Given request:
Below are the records; pull every line that includes "this".
-------- Exercise materials --------
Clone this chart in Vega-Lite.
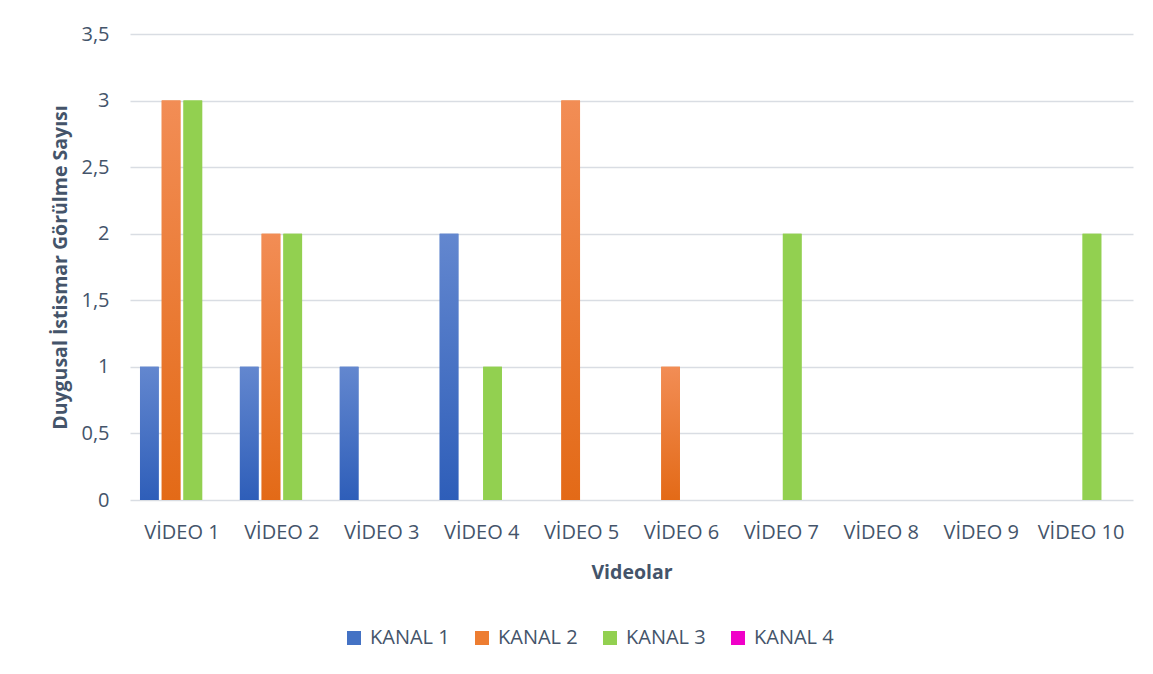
--------
-------- Exercise materials --------
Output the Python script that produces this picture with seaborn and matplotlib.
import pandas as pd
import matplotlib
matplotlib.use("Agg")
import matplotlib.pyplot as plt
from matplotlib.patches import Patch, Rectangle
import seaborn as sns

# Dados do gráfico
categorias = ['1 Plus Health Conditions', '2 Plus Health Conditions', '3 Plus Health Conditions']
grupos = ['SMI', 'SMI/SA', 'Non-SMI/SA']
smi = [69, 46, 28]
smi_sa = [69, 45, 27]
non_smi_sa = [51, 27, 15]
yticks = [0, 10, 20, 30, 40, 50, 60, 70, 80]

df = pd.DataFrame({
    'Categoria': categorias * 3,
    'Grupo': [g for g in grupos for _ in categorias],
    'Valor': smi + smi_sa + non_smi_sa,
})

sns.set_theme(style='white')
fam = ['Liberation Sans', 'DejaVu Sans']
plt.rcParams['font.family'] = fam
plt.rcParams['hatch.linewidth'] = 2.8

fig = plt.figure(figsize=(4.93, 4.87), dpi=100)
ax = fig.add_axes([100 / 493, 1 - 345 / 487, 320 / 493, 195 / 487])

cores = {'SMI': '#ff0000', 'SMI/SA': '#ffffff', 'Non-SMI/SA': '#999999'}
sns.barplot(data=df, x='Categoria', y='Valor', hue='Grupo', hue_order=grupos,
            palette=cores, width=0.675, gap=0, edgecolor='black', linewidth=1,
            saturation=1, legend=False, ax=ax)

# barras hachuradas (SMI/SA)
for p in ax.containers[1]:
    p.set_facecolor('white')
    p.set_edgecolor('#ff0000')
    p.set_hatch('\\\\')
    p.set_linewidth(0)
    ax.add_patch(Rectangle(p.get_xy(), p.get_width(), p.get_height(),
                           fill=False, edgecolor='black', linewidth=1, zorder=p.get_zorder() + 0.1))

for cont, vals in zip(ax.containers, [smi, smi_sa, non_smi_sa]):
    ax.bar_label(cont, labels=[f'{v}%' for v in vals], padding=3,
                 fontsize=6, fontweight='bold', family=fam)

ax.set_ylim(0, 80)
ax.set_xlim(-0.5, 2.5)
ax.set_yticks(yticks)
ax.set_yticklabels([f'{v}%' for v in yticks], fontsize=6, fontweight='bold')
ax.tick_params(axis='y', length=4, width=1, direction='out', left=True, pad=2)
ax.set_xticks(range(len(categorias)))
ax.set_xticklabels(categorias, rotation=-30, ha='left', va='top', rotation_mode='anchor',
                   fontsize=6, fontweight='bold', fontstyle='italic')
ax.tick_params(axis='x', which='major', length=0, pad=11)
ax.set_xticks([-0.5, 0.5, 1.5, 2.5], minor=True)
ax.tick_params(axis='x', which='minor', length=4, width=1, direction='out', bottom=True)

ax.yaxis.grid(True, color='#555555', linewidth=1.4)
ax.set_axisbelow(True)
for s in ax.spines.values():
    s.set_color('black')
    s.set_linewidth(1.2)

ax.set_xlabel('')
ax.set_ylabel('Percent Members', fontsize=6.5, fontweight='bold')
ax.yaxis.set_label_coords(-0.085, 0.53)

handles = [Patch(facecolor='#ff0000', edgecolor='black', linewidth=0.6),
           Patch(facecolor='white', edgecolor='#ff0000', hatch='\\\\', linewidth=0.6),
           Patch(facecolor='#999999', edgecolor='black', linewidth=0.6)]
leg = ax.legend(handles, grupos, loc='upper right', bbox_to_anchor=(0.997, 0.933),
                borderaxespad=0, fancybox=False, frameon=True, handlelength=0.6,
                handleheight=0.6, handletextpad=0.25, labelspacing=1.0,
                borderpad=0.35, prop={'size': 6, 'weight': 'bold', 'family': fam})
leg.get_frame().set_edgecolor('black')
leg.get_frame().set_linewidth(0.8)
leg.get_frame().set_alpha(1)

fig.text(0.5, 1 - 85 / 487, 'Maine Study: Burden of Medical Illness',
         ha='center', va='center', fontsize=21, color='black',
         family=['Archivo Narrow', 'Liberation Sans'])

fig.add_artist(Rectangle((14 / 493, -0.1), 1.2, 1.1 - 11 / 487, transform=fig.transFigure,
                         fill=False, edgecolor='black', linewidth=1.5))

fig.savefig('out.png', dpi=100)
--------
-------- Exercise materials --------
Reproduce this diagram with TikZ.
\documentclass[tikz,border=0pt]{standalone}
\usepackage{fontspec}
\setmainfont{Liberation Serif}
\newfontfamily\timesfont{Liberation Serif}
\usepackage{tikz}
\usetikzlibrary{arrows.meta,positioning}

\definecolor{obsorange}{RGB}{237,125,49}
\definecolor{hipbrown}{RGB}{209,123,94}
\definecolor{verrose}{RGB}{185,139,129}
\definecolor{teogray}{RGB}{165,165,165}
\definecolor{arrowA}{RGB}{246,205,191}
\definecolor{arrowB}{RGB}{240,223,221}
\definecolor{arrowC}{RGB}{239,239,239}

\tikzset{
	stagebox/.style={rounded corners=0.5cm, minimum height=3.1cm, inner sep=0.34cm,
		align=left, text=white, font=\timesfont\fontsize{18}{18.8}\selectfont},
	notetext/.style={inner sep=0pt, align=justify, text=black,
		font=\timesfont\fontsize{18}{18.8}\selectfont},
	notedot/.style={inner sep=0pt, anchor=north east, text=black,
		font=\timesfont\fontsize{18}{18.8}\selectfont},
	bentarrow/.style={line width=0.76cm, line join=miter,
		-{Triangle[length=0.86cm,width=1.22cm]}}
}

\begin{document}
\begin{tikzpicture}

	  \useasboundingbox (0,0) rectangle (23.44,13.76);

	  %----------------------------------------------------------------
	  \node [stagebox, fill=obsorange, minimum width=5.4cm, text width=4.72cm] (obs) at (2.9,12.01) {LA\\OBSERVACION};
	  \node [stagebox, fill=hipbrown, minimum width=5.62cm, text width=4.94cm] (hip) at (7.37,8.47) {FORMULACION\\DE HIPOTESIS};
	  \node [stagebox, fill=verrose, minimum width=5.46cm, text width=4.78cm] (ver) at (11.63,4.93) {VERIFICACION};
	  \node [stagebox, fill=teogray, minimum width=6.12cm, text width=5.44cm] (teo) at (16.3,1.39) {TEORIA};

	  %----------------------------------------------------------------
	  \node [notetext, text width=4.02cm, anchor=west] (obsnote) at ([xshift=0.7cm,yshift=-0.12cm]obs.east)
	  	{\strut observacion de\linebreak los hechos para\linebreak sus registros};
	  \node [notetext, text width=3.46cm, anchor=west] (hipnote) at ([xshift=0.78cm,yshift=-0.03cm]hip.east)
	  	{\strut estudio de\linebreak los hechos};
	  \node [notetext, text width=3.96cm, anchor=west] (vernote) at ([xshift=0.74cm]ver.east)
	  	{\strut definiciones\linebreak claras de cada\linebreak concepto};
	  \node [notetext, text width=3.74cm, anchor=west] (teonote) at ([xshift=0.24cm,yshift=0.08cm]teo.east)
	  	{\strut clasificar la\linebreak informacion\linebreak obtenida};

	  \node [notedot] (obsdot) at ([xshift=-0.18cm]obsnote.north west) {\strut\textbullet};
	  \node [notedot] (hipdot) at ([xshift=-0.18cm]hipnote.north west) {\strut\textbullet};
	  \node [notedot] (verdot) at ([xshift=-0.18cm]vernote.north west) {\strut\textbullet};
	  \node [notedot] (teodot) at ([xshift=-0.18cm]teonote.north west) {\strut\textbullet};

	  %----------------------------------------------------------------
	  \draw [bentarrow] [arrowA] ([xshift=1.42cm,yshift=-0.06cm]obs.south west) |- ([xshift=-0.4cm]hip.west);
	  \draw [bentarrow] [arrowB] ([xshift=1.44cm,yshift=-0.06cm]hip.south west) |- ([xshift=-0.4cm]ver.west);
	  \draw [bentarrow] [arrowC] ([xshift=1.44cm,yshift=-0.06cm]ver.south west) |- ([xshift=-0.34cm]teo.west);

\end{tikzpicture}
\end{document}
--------
Solved exercise:
Clone this chart in Vega-Lite.
Output the Python script that produces this picture with seaborn and matplotlib.
Reproduce this diagram with TikZ.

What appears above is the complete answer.